Proof. Suppose $\sqrt{n} = \frac{a}{b}$, with $(a,b) = 1$. Then $n b^2 = a^2$. If $b > 1$ then let $p$ be a prime dividing $b$. Thus $p \mid a^2$ and so $p \mid a$, which is impossible as $(a,b) = 1$. Thus $b = 1$ and $n = a^2$. $\qedsymbol$

This lemma can also be stated: ``if $n \in N$ with $\sqrt{n} \in \mathbb{Q}$ then $\sqrt{n} \in \mathbb{N}$''.

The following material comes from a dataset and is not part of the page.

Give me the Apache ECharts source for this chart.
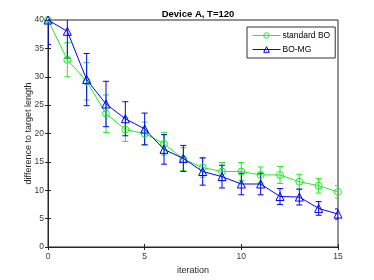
<!DOCTYPE html>
<html>
<head>
<meta charset="utf-8">
<script src="https://cdn.jsdelivr.net/npm/echarts@6/dist/echarts.min.js"></script>
<style>html,body{margin:0;padding:0;background:#fff;}#c{width:374px;height:280px;}</style>
</head>
<body>
<div id="c"></div>
<script>
var iterations = [0,1,2,3,4,5,6,7,8,9,10,11,12,13,14,15];
var stdMean = [40, 33.0, 29.2, 23.5, 20.7, 20.0, 18.2, 15.5, 14.0, 13.3, 13.3, 12.7, 12.7, 11.5, 10.8, 9.7];
var stdErr  = [0, 3.0, 3.3, 3.3, 2.1, 2.0, 2.0, 2.0, 1.7, 1.6, 1.6, 1.4, 1.5, 1.3, 1.3, 1.1];
var mgMean  = [40, 38.0, 29.5, 25.2, 22.6, 20.8, 17.2, 15.6, 13.3, 12.4, 11.1, 11.1, 8.9, 8.8, 6.8, 5.8];
var mgErr   = [4.3, 4.7, 4.6, 4.0, 3.0, 2.8, 2.6, 2.3, 2.4, 2.0, 1.9, 1.9, 1.4, 1.4, 1.2, 0.9];
var xTicks = [0,5,10,15];
var yTicks = [0,5,10,15,20,25,30,35,40];
var seriesNames = ['standard BO','BO-MG'];
var GREEN = '#22ee22', BLUE = '#0000ff';

function pairs(m){ return iterations.map(function(x,i){ return [x, m[i]]; }); }
function errData(m,e){ return iterations.map(function(x,i){ return [x, m[i]-e[i], m[i]+e[i]]; }); }
function errSeries(id, m, e, color){
  return {
    type:'custom', name:id, clip:true, silent:true, z:2,
    data: errData(m,e),
    renderItem: function(params, api){
      var x = api.value(0), lo = api.value(1), hi = api.value(2);
      var p1 = api.coord([x, hi]), p2 = api.coord([x, lo]);
      var w = 3;
      var st = {stroke: color, lineWidth: 1};
      return {type:'group', children:[
        {type:'line', shape:{x1:p1[0],y1:p1[1],x2:p2[0],y2:p2[1]}, style:st},
        {type:'line', shape:{x1:p1[0]-w,y1:p1[1],x2:p1[0]+w,y2:p1[1]}, style:st},
        {type:'line', shape:{x1:p2[0]-w,y1:p2[1],x2:p2[0]+w,y2:p2[1]}, style:st}
      ]};
    }
  };
}
var axisCol = '#262626';
var chart = echarts.init(document.getElementById('c'), null, {renderer:'canvas'});
chart.setOption({
  animation:false,
  backgroundColor:'#fff',
  title:{text:'Device A, T=120', left:193, top:4, textAlign:'center',
    textStyle:{fontFamily:'Liberation Sans', fontSize:9.5, fontWeight:'bold', color:'#000'}},
  grid:{left:48, right:36, top:20, bottom:32, show:true, borderColor:axisCol, borderWidth:1},
  legend:{
    data:seriesNames, left:247, top:27, orient:'vertical',
    itemWidth:28, itemHeight:7, itemGap:5,
    padding:[4,5,4,5], borderColor:'#333', borderWidth:1, backgroundColor:'#fff',
    itemStyle:{borderWidth:1},
    lineStyle:{width:1},
    textStyle:{fontFamily:'Liberation Sans', fontSize:8.5, color:'#000', padding:[0,0,0,-3]}
  },
  xAxis:[{
    type:'value', min:0, max:15, interval:5, position:'bottom',
    name:'iteration', nameLocation:'middle', nameGap:19, nameMoveOverlap:false,
    nameTextStyle:{fontFamily:'Liberation Sans', fontSize:9, color:'#262626'},
    axisLine:{show:true, lineStyle:{color:axisCol}},
    axisTick:{show:true, inside:true, length:3, lineStyle:{color:axisCol}},
    axisLabel:{fontFamily:'Liberation Sans', fontSize:8.5, color:'#3a3a3a', margin:5},
    splitLine:{show:false}
  },{
    type:'value', min:0, max:15, interval:5, position:'top',
    axisLine:{show:true, lineStyle:{color:axisCol}},
    axisTick:{show:true, inside:true, length:3, lineStyle:{color:axisCol}},
    axisLabel:{show:false}, splitLine:{show:false}
  }],
  yAxis:[{
    type:'value', min:0, max:40, interval:5, position:'left',
    name:'difference to target length', nameLocation:'middle', nameGap:15, nameMoveOverlap:false,
    nameTextStyle:{fontFamily:'Liberation Sans', fontSize:9, color:'#262626'},
    axisLine:{show:true, lineStyle:{color:axisCol}},
    axisTick:{show:true, inside:true, length:3, lineStyle:{color:axisCol}},
    axisLabel:{fontFamily:'Liberation Sans', fontSize:8.5, color:'#3a3a3a', margin:4},
    splitLine:{show:false}
  },{
    type:'value', min:0, max:40, interval:5, position:'right',
    axisLine:{show:true, lineStyle:{color:axisCol}},
    axisTick:{show:true, inside:true, length:3, lineStyle:{color:axisCol}},
    axisLabel:{show:false}, splitLine:{show:false}
  }],
  series:[
    errSeries('err-std', stdMean, stdErr, GREEN),
    errSeries('err-mg', mgMean, mgErr, BLUE),
    {type:'line', name:seriesNames[0], data:pairs(stdMean), symbol:'circle', symbolSize:7,
      lineStyle:{color:GREEN, width:1}, itemStyle:{color:'rgba(0,0,0,0)', borderColor:GREEN, borderWidth:1}, z:3},
    {type:'line', name:seriesNames[1], data:pairs(mgMean), symbol:'triangle', symbolSize:8,
      lineStyle:{color:BLUE, width:1}, itemStyle:{color:'rgba(0,0,0,0)', borderColor:BLUE, borderWidth:1}, z:4}
  ]
});
</script>
</body>
</html>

Definition 6.6.2   A real number is algebraic if it satisfies a polynomial equation with coefficients in $\mathbb{Z}$. Real numbers which are not algebraic are transcendental

For instance $\pi$ and $e$ are transcendental (the proof is fairly hard, especially for $\pi$). Most reals are transcendental; this can be proven using the notion of a countable set and we will do it later (v.i. Theorem thm transcendental numbers -> uncountable). If the rational $\frac{a}{b}$ ( with $(a,b) = 1$ ) satisfies a polynomial with coefficients in $\mathbb{Z}$ then

$$c_n a^n + c_{n-1} a^{n-1} b + \dots b^n c_0 = 0$$

so $b \mid c_n$ and $a \mid c_0$. In particular if $c_n = 1$ then $b = 1$, which is stated as ``algebraic integers which are rational are integers''. Note that if $a = p_1^{\alpha_1} p_2^{\alpha_2} \dots p_k^{\alpha_k}$ and $b = p_1^{\beta_1} p_2^{\beta_2} \dots p_k^{\beta_k}$ with $\alpha_i, \beta_i \in \mathbb{N}_0$ then $(a,b) = p_1^{\gamma_1} p_2^{\gamma_2} \dots p_k^{\gamma_k}$ and $[a,b] = p_1^{\delta_1} p_2^{\delta_2} \dots p_k^{\delta_k}$, $\gamma_i = \min \{\alpha_i, \beta_i\}$ and $\delta_i = \max \{ \alpha_i, \beta_i \}$. Major open problems in the area of prime numbers are the Goldbach conjecture (``every even number greater than two is the sum of two primes'') and the twin primes conjecture (``there are infinitely many prime pairs $p$ and $p+2$'').